Bryson DeChambeau says PGA Tour’s secret data shows he’s not a slow player

Bryson DeChambeau Slow

Bryson DeChambeau was in top form on Friday at the Safeway Open, staying bogey-free en route to a round of eight-under 64 that put him 12 under for the event, two shots clear of the field heading to the weekend.

“If I can ball-strike it like I know I can and I have a couple putts rolling, it’s going to be a fun weekend for me,” DeChambeau said after his round.

This calendar year has been a mixed bag for DeChambeau, who ascended to world No. 5 at the end of 2018 but has as many missed cuts as top 10s on Tour of late. He missed the cut at the Greenbrier two weeks ago, but credited his improved play thus far at Silverado to focus, confidence and a change in his wedge shafts.

“I was like, oh, my gosh, this is a completely different me,” DeChambeau said of the shafts. “I don’t feel like I have the inconsistency of it falling right, falling left. It’s just falling straight with consistent spin.”

But it’s never all birdies and bogeys with DeChambeau, who acknowledged that he’s had to deal with being at the center of several slow play-related stories. There was Brooks Koepka calling his pace of play “embarrassing.” There was the video that showed him taking more than two minutes to hit a 10-foot putt. There was evidence against him, and there was his defense, and another confrontation with Koepka, and other players speaking out against slow play.

But Friday, he said some of that has moved to the past. He didn’t hear any criticism from the Napa Valley crowd. What’s more, he says he has evidence that he isn’t all that slow, anyway.

“There’s data out there now that shows that I am not the slowest player at all by any means,” he said. What is that data? “Well, the PGA Tour has it. I’ve seen it. I don’t know if I can disclose any of it. I’m not going to, unfortunately, but I’m definitely not in the top 10 percent. I’m not close to that.

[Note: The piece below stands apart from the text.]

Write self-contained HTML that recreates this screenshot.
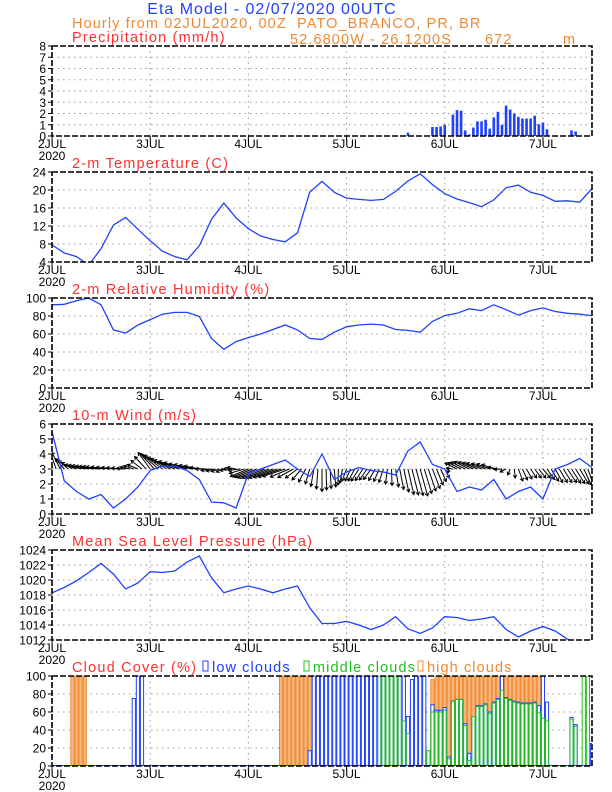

That’s from ShotLink data, we have that. So I can say that, I know I can say that without a shadow of a doubt.”

DeChambeau is still trying to get faster, he said, and learn from some of his past mistakes. He called the new season a “fresh start.”

“I’ve had some struggles, some times with difficulty and people saying this, people saying that. I’ve done some things I shouldn’t have, but it’s about growing up and learning how to be a true professional,” he said.

DeChambeau tees off Saturday afternoon at 2 p.m. alongside Nick Watney.